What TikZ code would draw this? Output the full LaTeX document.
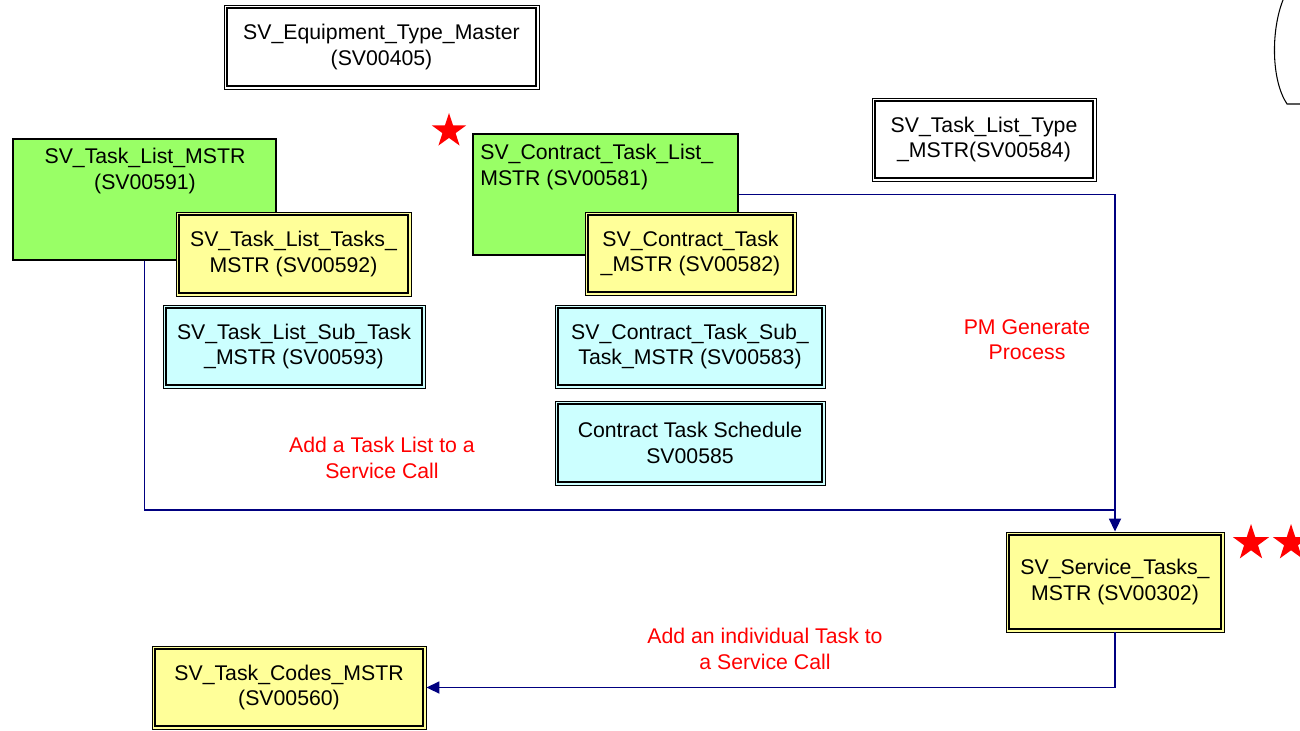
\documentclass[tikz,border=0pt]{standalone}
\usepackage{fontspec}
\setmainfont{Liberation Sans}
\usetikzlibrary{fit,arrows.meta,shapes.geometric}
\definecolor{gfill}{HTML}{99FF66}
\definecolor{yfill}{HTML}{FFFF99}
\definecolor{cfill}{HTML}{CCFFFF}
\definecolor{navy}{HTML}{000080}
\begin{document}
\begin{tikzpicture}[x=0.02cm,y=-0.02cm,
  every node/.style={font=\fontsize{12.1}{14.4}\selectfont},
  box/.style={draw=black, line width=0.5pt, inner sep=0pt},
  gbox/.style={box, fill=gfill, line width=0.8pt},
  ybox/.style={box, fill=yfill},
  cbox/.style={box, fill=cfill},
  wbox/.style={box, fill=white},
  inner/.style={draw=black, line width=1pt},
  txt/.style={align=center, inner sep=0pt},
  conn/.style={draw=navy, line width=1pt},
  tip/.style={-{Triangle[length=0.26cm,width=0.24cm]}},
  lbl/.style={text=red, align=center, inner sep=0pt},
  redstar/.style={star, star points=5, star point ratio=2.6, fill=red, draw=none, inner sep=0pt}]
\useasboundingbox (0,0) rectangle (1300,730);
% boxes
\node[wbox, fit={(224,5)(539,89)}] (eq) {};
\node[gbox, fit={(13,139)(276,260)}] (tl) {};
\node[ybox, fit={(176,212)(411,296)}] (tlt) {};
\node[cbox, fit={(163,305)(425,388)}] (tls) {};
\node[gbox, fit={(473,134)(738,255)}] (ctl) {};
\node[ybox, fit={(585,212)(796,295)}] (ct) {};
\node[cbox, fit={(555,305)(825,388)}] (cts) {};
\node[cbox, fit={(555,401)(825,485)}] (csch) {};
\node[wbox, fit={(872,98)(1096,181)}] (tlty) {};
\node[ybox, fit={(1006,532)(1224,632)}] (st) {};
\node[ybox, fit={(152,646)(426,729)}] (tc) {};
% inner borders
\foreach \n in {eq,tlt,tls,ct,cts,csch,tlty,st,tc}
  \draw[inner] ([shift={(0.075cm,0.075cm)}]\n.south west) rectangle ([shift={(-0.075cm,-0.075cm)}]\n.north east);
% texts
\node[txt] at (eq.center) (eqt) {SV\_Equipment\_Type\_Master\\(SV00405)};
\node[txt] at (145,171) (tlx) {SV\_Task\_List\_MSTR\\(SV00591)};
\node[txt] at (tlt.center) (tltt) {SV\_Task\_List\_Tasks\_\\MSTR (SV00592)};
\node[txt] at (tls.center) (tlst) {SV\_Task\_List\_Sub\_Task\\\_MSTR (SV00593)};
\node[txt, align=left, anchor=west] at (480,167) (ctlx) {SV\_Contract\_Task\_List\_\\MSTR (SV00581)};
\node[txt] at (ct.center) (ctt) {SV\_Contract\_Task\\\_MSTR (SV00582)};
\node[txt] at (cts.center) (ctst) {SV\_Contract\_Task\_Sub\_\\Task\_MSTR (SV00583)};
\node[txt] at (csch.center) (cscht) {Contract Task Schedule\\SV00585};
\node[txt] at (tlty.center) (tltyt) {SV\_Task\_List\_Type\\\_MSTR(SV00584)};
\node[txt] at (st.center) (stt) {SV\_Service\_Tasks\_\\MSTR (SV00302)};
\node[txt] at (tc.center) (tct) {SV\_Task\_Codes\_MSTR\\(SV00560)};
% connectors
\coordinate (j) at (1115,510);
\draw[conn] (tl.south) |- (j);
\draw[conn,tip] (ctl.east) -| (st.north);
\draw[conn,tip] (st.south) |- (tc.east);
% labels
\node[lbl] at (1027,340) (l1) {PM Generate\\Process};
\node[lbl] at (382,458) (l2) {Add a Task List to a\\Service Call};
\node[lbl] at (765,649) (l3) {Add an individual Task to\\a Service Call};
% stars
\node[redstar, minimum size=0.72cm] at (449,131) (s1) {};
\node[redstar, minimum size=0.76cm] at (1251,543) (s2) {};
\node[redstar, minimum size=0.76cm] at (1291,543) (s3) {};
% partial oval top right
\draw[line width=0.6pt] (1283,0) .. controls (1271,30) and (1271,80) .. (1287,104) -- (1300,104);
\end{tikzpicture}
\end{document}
========================================
SHORT TASK:
Copy the data word for word. Pictures do not go in the copy.

RESULT:
What TikZ code would draw this? Output the full LaTeX document.
\documentclass[tikz,border=0pt]{standalone}
\usepackage{fontspec}
\setmainfont{Liberation Sans}
\usetikzlibrary{fit,arrows.meta,shapes.geometric}
\definecolor{gfill}{HTML}{99FF66}
\definecolor{yfill}{HTML}{FFFF99}
\definecolor{cfill}{HTML}{CCFFFF}
\definecolor{navy}{HTML}{000080}
\begin{document}
\begin{tikzpicture}[x=0.02cm,y=-0.02cm,
  every node/.style={font=\fontsize{12.1}{14.4}\selectfont},
  box/.style={draw=black, line width=0.5pt, inner sep=0pt},
  gbox/.style={box, fill=gfill, line width=0.8pt},
  ybox/.style={box, fill=yfill},
  cbox/.style={box, fill=cfill},
  wbox/.style={box, fill=white},
  inner/.style={draw=black, line width=1pt},
  txt/.style={align=center, inner sep=0pt},
  conn/.style={draw=navy, line width=1pt},
  tip/.style={-{Triangle[length=0.26cm,width=0.24cm]}},
  lbl/.style={text=red, align=center, inner sep=0pt},
  redstar/.style={star, star points=5, star point ratio=2.6, fill=red, draw=none, inner sep=0pt}]
\useasboundingbox (0,0) rectangle (1300,730);
% boxes
\node[wbox, fit={(224,5)(539,89)}] (eq) {};
\node[gbox, fit={(13,139)(276,260)}] (tl) {};
\node[ybox, fit={(176,212)(411,296)}] (tlt) {};
\node[cbox, fit={(163,305)(425,388)}] (tls) {};
\node[gbox, fit={(473,134)(738,255)}] (ctl) {};
\node[ybox, fit={(585,212)(796,295)}] (ct) {};
\node[cbox, fit={(555,305)(825,388)}] (cts) {};
\node[cbox, fit={(555,401)(825,485)}] (csch) {};
\node[wbox, fit={(872,98)(1096,181)}] (tlty) {};
\node[ybox, fit={(1006,532)(1224,632)}] (st) {};
\node[ybox, fit={(152,646)(426,729)}] (tc) {};
% inner borders
\foreach \n in {eq,tlt,tls,ct,cts,csch,tlty,st,tc}
  \draw[inner] ([shift={(0.075cm,0.075cm)}]\n.south west) rectangle ([shift={(-0.075cm,-0.075cm)}]\n.north east);
% texts
\node[txt] at (eq.center) (eqt) {SV\_Equipment\_Type\_Master\\(SV00405)};
\node[txt] at (145,171) (tlx) {SV\_Task\_List\_MSTR\\(SV00591)};
\node[txt] at (tlt.center) (tltt) {SV\_Task\_List\_Tasks\_\\MSTR (SV00592)};
\node[txt] at (tls.center) (tlst) {SV\_Task\_List\_Sub\_Task\\\_MSTR (SV00593)};
\node[txt, align=left, anchor=west] at (480,167) (ctlx) {SV\_Contract\_Task\_List\_\\MSTR (SV00581)};
\node[txt] at (ct.center) (ctt) {SV\_Contract\_Task\\\_MSTR (SV00582)};
\node[txt] at (cts.center) (ctst) {SV\_Contract\_Task\_Sub\_\\Task\_MSTR (SV00583)};
\node[txt] at (csch.center) (cscht) {Contract Task Schedule\\SV00585};
\node[txt] at (tlty.center) (tltyt) {SV\_Task\_List\_Type\\\_MSTR(SV00584)};
\node[txt] at (st.center) (stt) {SV\_Service\_Tasks\_\\MSTR (SV00302)};
\node[txt] at (tc.center) (tct) {SV\_Task\_Codes\_MSTR\\(SV00560)};
% connectors
\coordinate (j) at (1115,510);
\draw[conn] (tl.south) |- (j);
\draw[conn,tip] (ctl.east) -| (st.north);
\draw[conn,tip] (st.south) |- (tc.east);
% labels
\node[lbl] at (1027,340) (l1) {PM Generate\\Process};
\node[lbl] at (382,458) (l2) {Add a Task List to a\\Service Call};
\node[lbl] at (765,649) (l3) {Add an individual Task to\\a Service Call};
% stars
\node[redstar, minimum size=0.72cm] at (449,131) (s1) {};
\node[redstar, minimum size=0.76cm] at (1251,543) (s2) {};
\node[redstar, minimum size=0.76cm] at (1291,543) (s3) {};
% partial oval top right
\draw[line width=0.6pt] (1283,0) .. controls (1271,30) and (1271,80) .. (1287,104) -- (1300,104);
\end{tikzpicture}
\end{document}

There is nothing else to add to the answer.